- What you will do: Tell how many lines in the data below include the word "with". The answer is the number only.

- Entries shown:
Begin
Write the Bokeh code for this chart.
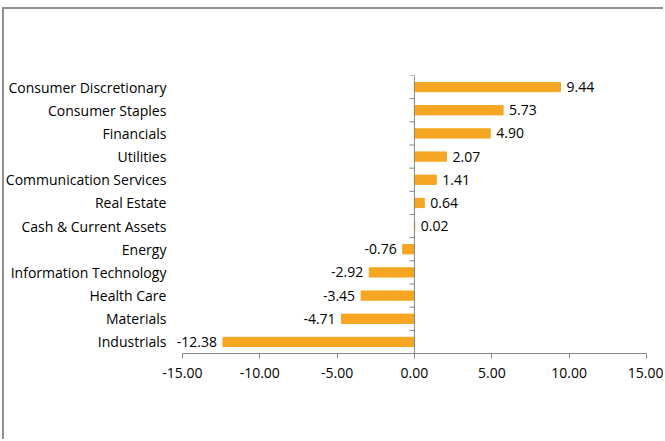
End
Begin
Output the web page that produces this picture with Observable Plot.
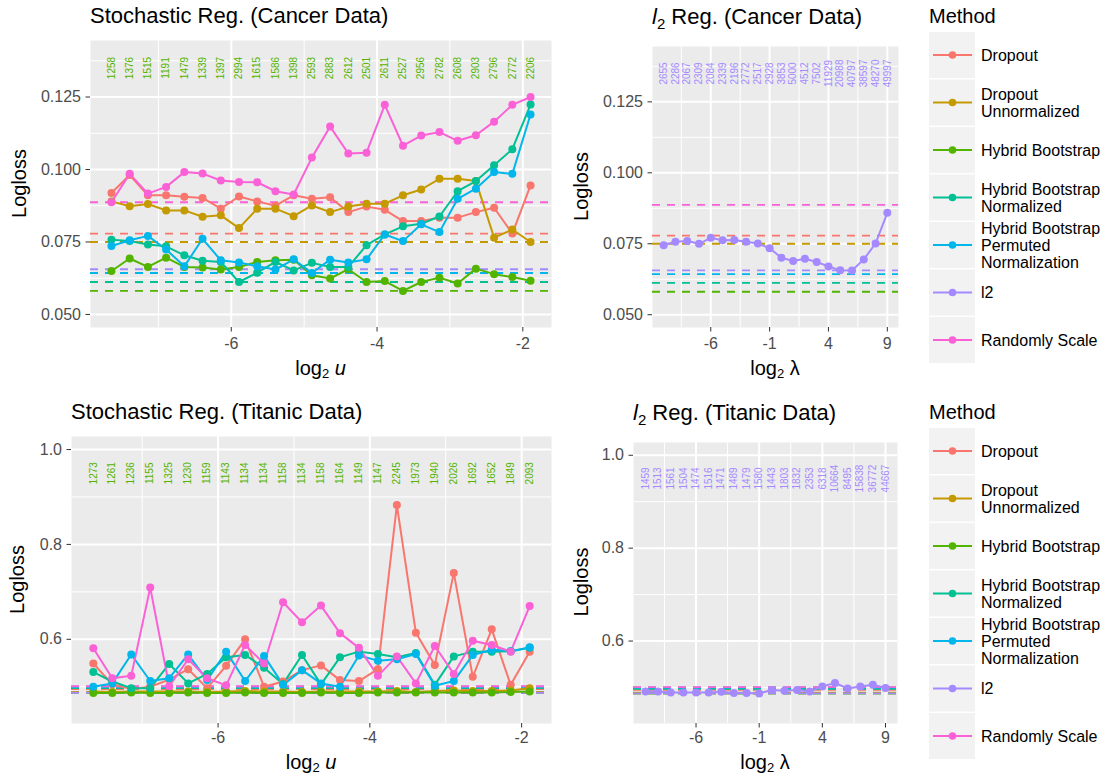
End
Begin
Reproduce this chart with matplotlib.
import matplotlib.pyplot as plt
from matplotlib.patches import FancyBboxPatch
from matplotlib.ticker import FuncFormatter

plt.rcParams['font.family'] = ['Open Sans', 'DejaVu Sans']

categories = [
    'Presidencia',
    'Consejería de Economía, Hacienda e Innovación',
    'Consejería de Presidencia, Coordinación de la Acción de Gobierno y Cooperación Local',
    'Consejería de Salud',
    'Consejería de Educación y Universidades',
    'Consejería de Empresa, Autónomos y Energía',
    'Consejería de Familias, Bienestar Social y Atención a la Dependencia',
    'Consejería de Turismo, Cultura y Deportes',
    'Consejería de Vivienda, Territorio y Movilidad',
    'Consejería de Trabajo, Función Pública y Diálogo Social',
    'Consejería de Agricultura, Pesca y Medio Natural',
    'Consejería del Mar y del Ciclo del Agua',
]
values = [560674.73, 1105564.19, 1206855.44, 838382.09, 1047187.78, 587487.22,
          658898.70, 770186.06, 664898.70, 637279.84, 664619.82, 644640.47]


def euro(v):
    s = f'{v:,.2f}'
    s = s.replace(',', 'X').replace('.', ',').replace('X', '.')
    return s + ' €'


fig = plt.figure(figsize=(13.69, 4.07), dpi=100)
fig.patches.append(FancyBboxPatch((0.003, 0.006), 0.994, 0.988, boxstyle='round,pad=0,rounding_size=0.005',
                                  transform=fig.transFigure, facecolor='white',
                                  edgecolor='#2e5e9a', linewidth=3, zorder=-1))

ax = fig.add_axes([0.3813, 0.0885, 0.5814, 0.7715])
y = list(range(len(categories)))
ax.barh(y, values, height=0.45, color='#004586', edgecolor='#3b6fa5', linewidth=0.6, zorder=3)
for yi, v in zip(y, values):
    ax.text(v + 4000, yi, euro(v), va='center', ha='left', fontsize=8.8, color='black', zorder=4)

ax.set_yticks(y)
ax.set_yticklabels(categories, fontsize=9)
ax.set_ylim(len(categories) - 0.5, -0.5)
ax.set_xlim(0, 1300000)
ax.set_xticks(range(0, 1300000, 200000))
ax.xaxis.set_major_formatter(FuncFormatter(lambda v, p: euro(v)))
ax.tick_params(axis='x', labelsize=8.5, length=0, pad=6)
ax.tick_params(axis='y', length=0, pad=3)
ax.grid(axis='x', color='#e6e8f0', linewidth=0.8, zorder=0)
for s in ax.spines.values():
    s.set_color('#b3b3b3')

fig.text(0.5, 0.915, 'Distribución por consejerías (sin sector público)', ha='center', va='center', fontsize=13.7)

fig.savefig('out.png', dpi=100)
End
- Answer for this exercise: 2